**Challenge:** Below this line is a listing that includes pictures. Copy exactly, and only, the lines from the one containing "Write a Python" through the one containing "plt.rcParams['axes.unicode_minus'] = False"; the pictures do not go in the copy.

---------- Raw records

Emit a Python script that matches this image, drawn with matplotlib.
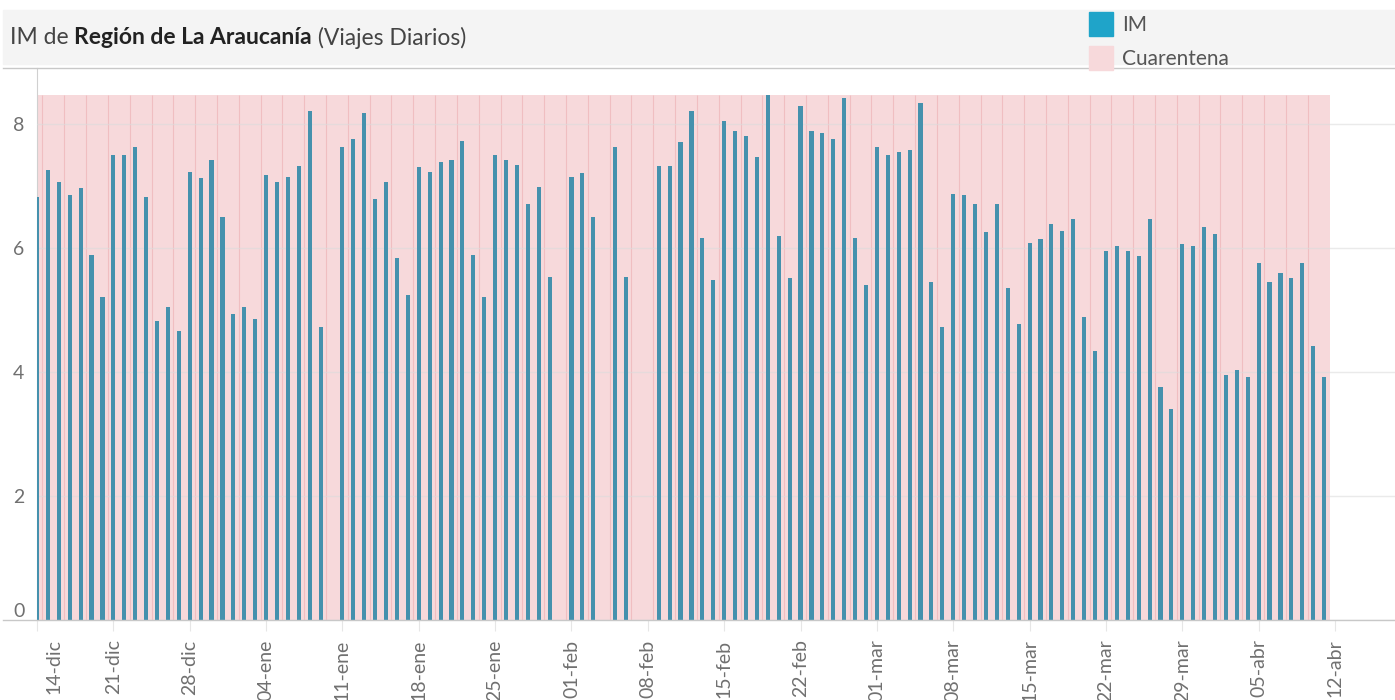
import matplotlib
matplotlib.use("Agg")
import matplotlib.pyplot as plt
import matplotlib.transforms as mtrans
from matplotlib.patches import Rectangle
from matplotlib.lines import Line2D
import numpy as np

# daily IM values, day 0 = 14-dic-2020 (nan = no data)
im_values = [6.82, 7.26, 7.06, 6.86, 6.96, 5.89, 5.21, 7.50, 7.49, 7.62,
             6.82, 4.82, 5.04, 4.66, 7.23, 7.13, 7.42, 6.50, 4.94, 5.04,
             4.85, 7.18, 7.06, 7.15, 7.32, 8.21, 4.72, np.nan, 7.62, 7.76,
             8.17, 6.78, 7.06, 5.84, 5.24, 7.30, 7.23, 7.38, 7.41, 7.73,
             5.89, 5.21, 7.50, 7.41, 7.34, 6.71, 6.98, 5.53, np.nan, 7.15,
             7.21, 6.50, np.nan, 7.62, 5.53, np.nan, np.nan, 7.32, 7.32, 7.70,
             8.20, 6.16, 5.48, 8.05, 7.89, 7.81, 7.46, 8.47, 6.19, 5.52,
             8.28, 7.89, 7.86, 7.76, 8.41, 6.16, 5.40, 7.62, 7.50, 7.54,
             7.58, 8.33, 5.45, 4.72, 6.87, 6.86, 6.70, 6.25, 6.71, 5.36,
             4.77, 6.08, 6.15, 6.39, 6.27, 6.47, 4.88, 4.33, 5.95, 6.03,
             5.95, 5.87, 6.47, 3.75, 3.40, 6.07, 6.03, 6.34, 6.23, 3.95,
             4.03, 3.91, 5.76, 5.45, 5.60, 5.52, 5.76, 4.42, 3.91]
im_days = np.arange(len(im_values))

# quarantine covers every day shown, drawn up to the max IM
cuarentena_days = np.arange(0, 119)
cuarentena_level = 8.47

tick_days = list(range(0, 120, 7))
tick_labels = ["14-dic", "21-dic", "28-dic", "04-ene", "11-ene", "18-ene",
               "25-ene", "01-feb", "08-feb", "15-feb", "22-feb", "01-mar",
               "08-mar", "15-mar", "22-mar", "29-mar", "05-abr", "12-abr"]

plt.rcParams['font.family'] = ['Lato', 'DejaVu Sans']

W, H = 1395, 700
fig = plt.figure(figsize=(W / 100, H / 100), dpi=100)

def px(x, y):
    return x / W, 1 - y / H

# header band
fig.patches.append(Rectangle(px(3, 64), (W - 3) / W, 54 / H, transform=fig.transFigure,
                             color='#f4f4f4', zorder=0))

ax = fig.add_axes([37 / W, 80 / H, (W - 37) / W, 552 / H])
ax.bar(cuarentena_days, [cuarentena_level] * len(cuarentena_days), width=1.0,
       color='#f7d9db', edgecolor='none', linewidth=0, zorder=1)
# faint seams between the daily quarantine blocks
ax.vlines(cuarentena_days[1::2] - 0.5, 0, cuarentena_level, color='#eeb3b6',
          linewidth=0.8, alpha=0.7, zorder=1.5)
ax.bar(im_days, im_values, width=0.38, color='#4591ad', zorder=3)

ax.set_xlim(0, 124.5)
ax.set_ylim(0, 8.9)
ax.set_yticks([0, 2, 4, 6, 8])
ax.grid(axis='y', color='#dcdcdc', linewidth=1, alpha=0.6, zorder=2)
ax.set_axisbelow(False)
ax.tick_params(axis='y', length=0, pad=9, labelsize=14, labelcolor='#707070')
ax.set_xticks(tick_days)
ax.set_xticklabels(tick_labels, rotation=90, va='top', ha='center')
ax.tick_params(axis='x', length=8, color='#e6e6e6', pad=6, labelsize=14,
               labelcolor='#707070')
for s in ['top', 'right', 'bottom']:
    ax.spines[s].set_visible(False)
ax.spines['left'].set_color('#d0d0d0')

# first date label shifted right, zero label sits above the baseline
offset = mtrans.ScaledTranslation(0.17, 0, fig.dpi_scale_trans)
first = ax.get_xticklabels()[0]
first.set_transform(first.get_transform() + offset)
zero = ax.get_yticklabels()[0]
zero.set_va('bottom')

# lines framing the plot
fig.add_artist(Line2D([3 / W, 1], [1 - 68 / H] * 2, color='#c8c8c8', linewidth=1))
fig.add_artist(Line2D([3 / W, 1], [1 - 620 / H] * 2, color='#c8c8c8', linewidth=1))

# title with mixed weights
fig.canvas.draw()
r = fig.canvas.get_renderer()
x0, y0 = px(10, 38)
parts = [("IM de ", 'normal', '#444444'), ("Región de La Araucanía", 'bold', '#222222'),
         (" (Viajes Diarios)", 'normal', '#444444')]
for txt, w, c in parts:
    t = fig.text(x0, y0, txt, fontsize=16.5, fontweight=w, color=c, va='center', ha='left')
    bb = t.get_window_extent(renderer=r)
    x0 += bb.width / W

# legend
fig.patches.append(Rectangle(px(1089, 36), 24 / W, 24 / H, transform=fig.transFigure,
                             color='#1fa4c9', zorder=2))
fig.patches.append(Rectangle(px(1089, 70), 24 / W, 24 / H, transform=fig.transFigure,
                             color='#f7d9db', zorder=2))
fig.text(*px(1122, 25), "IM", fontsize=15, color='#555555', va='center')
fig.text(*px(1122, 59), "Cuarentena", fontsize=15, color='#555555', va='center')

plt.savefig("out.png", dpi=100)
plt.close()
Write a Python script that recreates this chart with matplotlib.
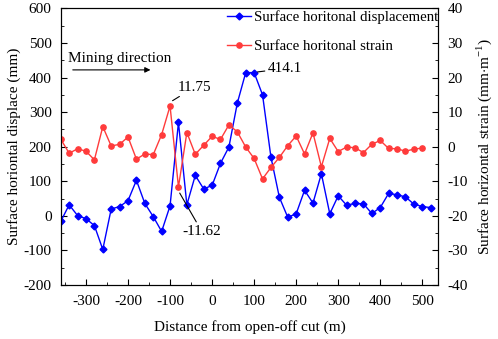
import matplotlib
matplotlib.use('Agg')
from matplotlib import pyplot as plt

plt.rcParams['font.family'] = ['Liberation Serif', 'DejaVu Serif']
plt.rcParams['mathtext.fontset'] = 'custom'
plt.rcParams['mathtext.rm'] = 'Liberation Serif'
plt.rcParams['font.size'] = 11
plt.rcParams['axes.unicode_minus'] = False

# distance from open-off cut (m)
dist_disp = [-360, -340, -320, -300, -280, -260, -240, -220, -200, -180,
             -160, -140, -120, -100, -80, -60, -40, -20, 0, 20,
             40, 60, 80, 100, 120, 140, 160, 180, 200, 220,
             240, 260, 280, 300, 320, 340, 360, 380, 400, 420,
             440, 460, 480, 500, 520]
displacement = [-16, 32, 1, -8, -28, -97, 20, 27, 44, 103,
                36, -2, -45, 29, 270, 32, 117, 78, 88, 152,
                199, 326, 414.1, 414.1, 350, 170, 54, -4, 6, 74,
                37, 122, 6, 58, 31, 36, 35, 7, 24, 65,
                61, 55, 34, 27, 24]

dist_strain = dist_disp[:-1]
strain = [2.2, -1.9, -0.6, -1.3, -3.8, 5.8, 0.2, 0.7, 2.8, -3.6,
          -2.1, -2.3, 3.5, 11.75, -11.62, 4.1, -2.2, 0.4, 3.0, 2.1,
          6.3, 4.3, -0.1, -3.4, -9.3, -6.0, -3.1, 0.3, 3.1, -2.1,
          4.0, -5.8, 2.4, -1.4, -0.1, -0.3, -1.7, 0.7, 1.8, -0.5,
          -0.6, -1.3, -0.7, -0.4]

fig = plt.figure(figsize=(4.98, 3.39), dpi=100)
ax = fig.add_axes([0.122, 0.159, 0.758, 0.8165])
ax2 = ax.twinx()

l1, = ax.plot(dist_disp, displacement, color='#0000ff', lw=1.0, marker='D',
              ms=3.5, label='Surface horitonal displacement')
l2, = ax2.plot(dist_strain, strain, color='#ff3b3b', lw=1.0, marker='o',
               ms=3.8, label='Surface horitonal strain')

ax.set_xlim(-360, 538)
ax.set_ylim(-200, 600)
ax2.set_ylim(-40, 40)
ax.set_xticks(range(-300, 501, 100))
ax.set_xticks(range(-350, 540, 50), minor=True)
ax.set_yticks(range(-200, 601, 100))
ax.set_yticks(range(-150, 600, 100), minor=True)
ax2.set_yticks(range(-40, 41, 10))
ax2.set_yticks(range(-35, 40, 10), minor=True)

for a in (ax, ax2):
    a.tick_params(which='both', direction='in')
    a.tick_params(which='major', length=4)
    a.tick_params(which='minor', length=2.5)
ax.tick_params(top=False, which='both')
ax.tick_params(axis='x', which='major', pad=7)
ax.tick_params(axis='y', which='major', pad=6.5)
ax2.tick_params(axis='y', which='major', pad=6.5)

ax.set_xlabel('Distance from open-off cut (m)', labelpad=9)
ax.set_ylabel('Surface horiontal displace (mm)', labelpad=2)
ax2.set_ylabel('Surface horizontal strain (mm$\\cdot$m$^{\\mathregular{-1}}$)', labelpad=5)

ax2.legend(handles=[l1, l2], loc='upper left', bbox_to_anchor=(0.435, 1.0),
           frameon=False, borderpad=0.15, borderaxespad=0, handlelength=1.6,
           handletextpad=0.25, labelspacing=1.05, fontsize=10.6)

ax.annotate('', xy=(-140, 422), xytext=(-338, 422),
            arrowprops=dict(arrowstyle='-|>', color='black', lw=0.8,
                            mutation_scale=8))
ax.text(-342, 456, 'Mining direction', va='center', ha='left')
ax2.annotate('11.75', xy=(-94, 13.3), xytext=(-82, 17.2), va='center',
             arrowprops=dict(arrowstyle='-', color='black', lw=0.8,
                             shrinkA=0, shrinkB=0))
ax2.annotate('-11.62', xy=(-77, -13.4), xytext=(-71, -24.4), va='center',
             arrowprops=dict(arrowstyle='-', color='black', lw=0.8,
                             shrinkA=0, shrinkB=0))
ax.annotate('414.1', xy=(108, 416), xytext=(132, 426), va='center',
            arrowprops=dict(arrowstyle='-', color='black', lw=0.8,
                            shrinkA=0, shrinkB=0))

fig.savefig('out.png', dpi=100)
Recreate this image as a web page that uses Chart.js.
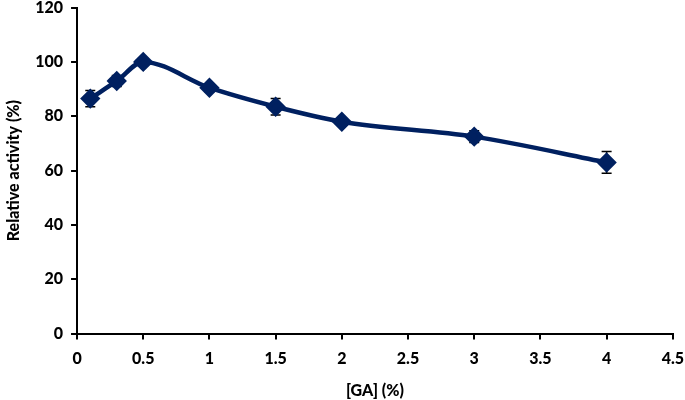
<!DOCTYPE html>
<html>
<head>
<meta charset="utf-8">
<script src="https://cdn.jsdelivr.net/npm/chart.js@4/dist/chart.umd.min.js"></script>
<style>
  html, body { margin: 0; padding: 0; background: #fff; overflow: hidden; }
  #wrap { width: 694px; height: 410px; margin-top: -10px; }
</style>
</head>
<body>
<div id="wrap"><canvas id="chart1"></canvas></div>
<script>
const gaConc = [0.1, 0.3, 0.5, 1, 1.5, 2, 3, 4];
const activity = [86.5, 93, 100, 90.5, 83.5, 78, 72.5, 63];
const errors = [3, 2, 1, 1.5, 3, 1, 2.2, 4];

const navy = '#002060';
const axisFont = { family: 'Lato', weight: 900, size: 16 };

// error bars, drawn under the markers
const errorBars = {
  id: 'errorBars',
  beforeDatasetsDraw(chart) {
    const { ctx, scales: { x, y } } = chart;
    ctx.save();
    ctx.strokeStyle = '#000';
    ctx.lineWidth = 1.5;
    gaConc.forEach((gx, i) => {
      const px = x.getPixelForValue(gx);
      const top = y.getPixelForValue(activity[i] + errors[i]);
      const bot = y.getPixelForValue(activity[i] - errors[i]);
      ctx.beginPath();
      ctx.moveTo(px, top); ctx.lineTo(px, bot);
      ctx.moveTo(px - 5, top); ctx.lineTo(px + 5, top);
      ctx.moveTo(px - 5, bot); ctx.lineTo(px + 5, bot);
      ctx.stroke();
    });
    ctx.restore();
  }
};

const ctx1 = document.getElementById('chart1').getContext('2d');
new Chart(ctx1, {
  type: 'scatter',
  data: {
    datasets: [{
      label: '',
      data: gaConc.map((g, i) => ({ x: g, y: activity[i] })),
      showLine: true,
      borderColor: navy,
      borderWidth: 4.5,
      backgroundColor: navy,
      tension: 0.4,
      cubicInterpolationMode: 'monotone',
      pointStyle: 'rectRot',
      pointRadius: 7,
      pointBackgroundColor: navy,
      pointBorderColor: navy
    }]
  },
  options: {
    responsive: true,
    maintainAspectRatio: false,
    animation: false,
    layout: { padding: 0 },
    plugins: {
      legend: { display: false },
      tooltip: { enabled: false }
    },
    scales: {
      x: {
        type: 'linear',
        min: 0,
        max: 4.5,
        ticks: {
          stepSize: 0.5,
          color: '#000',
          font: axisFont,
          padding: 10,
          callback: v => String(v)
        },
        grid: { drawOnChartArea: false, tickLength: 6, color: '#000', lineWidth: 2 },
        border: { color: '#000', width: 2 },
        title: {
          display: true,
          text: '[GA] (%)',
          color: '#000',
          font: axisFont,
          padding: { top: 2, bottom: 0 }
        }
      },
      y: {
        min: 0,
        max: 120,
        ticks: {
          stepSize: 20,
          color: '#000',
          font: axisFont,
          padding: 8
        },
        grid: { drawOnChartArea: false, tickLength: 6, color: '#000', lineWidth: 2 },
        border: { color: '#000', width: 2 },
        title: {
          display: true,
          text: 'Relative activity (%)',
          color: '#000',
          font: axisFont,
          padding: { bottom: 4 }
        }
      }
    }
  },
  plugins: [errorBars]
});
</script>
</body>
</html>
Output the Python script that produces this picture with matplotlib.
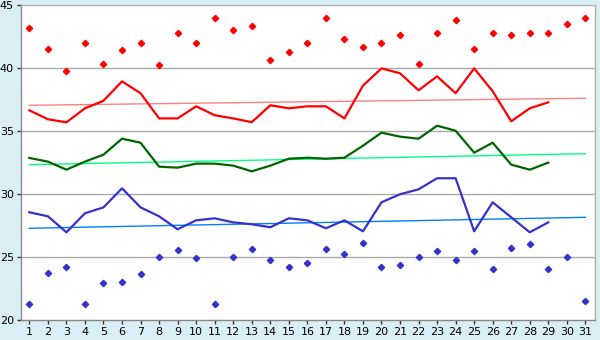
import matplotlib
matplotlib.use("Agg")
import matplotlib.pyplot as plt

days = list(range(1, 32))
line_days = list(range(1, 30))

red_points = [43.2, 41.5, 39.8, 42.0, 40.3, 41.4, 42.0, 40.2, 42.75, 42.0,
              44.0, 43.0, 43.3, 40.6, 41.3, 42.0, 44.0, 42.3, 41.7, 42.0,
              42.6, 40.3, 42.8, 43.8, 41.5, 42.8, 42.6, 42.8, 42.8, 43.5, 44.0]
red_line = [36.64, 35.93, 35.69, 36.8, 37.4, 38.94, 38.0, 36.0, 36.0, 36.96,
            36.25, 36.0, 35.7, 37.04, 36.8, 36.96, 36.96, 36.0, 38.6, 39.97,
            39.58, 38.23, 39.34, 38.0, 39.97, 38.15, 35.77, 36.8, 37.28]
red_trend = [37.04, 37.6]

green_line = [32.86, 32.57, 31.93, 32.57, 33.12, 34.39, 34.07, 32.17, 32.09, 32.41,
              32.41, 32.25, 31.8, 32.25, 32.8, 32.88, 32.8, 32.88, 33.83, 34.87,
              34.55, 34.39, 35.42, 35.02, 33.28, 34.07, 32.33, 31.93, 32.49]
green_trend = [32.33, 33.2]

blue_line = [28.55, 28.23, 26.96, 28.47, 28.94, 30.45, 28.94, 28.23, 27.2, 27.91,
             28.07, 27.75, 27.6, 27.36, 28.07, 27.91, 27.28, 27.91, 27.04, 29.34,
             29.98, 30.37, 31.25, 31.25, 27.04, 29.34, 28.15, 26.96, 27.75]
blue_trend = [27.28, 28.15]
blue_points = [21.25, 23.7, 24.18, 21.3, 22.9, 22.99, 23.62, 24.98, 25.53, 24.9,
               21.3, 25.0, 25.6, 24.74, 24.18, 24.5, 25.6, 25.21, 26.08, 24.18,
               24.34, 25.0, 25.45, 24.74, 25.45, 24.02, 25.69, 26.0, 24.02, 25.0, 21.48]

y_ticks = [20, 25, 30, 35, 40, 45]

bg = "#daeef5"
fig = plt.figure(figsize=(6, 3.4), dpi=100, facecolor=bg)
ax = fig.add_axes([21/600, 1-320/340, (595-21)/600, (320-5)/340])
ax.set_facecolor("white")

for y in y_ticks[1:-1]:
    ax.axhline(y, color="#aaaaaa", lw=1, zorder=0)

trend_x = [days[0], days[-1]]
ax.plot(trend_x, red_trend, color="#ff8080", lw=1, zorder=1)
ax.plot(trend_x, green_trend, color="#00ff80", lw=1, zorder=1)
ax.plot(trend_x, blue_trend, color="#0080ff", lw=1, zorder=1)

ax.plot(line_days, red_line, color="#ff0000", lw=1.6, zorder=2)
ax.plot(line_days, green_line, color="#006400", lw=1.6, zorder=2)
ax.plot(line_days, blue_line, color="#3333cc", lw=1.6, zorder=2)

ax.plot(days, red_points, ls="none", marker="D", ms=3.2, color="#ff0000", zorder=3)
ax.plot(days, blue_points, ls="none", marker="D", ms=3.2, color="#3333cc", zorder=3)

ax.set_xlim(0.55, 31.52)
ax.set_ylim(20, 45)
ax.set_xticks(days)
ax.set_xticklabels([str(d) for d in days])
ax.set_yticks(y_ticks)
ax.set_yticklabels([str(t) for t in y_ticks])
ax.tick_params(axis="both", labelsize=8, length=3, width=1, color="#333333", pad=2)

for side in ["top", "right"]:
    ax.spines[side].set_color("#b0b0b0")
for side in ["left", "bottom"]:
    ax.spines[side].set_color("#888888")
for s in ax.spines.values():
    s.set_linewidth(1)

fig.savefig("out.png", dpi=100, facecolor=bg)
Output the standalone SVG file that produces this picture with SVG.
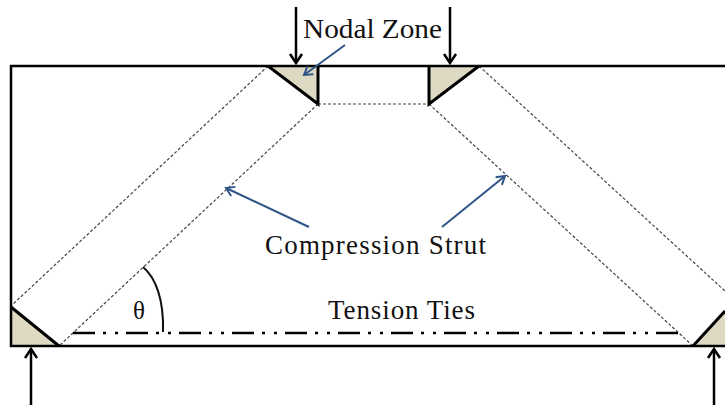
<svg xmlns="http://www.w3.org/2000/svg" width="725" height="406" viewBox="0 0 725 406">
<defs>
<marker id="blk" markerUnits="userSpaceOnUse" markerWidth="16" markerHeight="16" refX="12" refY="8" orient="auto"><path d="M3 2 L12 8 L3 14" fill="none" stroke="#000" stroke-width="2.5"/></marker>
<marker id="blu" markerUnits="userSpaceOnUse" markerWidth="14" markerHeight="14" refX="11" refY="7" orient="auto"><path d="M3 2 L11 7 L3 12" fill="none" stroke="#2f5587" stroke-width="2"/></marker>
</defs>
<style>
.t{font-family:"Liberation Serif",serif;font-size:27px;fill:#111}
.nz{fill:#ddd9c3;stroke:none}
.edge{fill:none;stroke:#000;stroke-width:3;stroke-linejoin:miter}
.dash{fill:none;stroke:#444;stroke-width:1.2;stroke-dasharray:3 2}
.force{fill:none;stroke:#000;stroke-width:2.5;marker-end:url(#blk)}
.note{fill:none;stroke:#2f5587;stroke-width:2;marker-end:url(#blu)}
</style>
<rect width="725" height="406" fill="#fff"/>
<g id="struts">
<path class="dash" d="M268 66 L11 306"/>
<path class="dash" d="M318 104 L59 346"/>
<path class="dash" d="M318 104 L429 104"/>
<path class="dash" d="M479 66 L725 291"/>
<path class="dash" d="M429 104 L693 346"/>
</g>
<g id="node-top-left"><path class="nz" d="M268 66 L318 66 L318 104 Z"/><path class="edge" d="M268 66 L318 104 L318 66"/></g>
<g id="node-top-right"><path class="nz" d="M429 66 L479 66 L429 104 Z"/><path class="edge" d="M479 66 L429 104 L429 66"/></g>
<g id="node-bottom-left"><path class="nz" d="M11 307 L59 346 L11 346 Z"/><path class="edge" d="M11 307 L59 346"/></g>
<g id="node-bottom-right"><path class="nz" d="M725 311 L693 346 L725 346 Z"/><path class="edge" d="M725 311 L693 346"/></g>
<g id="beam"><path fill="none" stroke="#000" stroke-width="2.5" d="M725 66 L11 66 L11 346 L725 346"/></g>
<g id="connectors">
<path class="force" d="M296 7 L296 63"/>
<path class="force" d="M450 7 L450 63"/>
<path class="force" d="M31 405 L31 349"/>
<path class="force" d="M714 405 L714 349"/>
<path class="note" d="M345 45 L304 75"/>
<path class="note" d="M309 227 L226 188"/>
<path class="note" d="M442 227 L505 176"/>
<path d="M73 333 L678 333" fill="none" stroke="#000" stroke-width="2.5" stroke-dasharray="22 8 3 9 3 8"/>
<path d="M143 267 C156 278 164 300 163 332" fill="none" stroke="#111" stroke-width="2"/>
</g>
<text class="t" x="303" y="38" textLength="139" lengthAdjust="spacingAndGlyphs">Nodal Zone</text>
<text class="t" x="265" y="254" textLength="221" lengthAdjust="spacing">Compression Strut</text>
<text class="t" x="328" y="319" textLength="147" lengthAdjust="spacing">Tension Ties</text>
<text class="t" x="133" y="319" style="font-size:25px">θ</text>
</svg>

--------------------

**Result:**
Write a Python script that recreates this chart with matplotlib.
import matplotlib
matplotlib.use('Agg')
from matplotlib import pyplot as plt

plt.rcParams['font.family'] = ['Liberation Serif', 'DejaVu Serif']
plt.rcParams['mathtext.fontset'] = 'custom'
plt.rcParams['mathtext.rm'] = 'Liberation Serif'
plt.rcParams['font.size'] = 11
plt.rcParams['axes.unicode_minus'] = False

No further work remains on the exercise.